Excite, because they legitimized my activity -- that is, my inactivity; my thinking. Depress, because I'd solved nothing. And finding that my thoughts had already been thought prodded an effort to control -- to find out as much as possible about what had been "thought" before, so that I could really own my own thoughts. So that I could know that my own thoughts were truly original. So that, as it seemed would happen if I didn't learn to take control, I wouldn't forever be misleading myself and rehashing old mistakes.

Recognizing my thoughts in the thoughts of others also enraged me. I was enraged at the blindness and stupidity of the world. A world that hadn't told me what it already knew, but had fed me a pack of rotten lies instead. Generally, the anger put me back on my ass.

Here was the situation; what I had been told -- what had been put my way in a controlled manner -- seemed wholly lies whenever something would come my way accidentally -- beyond control -- to prove that my own doubts about the controlled truths had been expressed before. They were therefore both legitimized and taken away from me. I knew I had a right to doubt the received truths, but I knew the revealed truths weren't original. They were very old. A kiss is a rev­elation only to a fool who imagines that no-one's ever felt that way before.

Yet personal revelation seemed not enough. To get a handle on the revealed truth of the world, and to know that personal truth is also original. That each new discovery is not made illegitimate because somebody's been there before. But also to find someplace, through effort and control, where you could be sure that you are the first. That you might own the territory.

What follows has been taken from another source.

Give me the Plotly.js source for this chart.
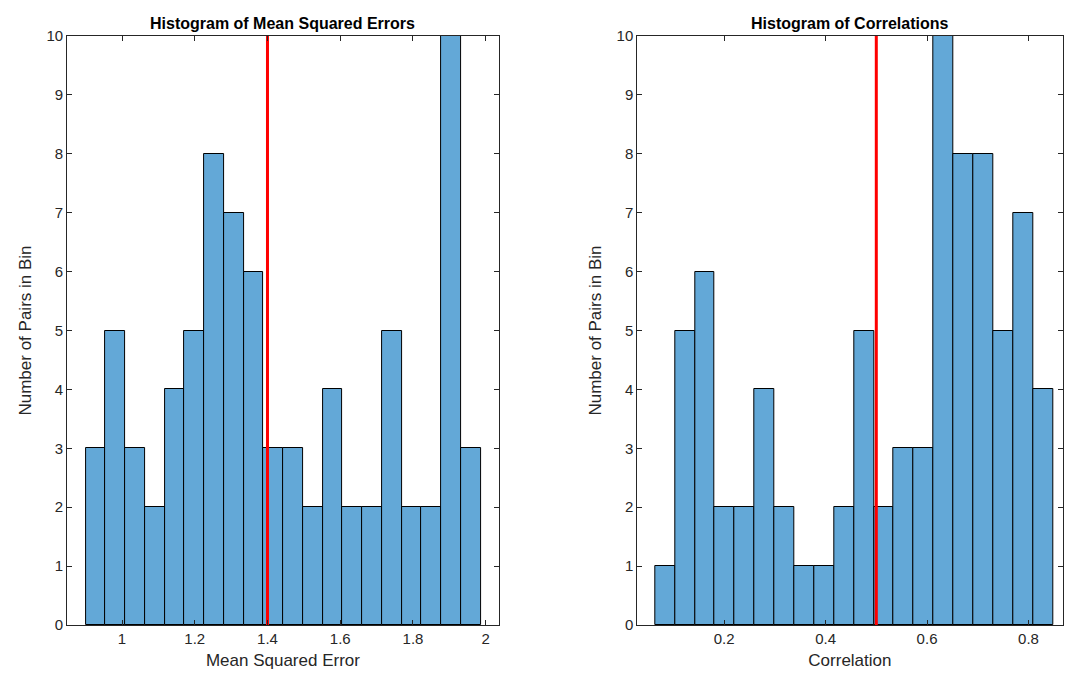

But why own the territory? Why this desire to be so alone? My struggle between the ancestral truths and my own, expressed itself violently in the prepubescent nightmares I suffered for so long. When the inkling began that I would in fact eventually find myself alone in the world, my sleeping mind would warn me of the consequences of stepping beyond the ancestral territory. Simple things, like being upside down --even though everything was upside down in the dream and I wasn't falling -- would send me into a howling panic. There would be no pain in the nightmares, just an undeniable sense that nothing made sense. There was even my awareness within the dream that I could ignore the fear and relax, because my senses told me that I was alright. Nothing was hurting me, and I wasn't apparently affected by the lack of sense. But I couldn't stop the terror. A terror such as I have never experienced since.

There are only two ways to stop the terror -- the nightmare. Either you bind yourself ever more tightly to your inherited world, or you learn to be alone and swallow fear. I followed the path I was shown, but always the ground felt insecure. Terror would lurk behind me -- a breath away. The inherited world gradually became the nightmare, and I was bounding to some private world. I sleep soundly with hardly a memorable dream. But I am ever more lonely, and ever more callous. There must be a way to stand firmly without being alone. And there must be a way to be alone without stepping beyond the solid ground of the community.

It has been my restless, childhood years that have pulled me out of the swamp -- and the anger, and the terror, and the thinking -- each time. When in high school, I had fallen into the brooding which this century's early sex and late morality leads to. It was the instincts bred in childhood that saved my soul. There was a sucking power of depression that set in as each revealed truth was contradicted by the expressed truth of society. The sexual experience that was real and the morality that was also real and needed to be corrected. My mind wasn't up to the task, of course, nor could I stand ad-hoc solutions. I was too troubled by morality and by truths to just ignore them. Perhaps if I had read. But I didn't or couldn't. As I've said, fortunately there was my childhood. I would sooner brood on a long bicycle ride than in a dark corner. And this at least left me exposed.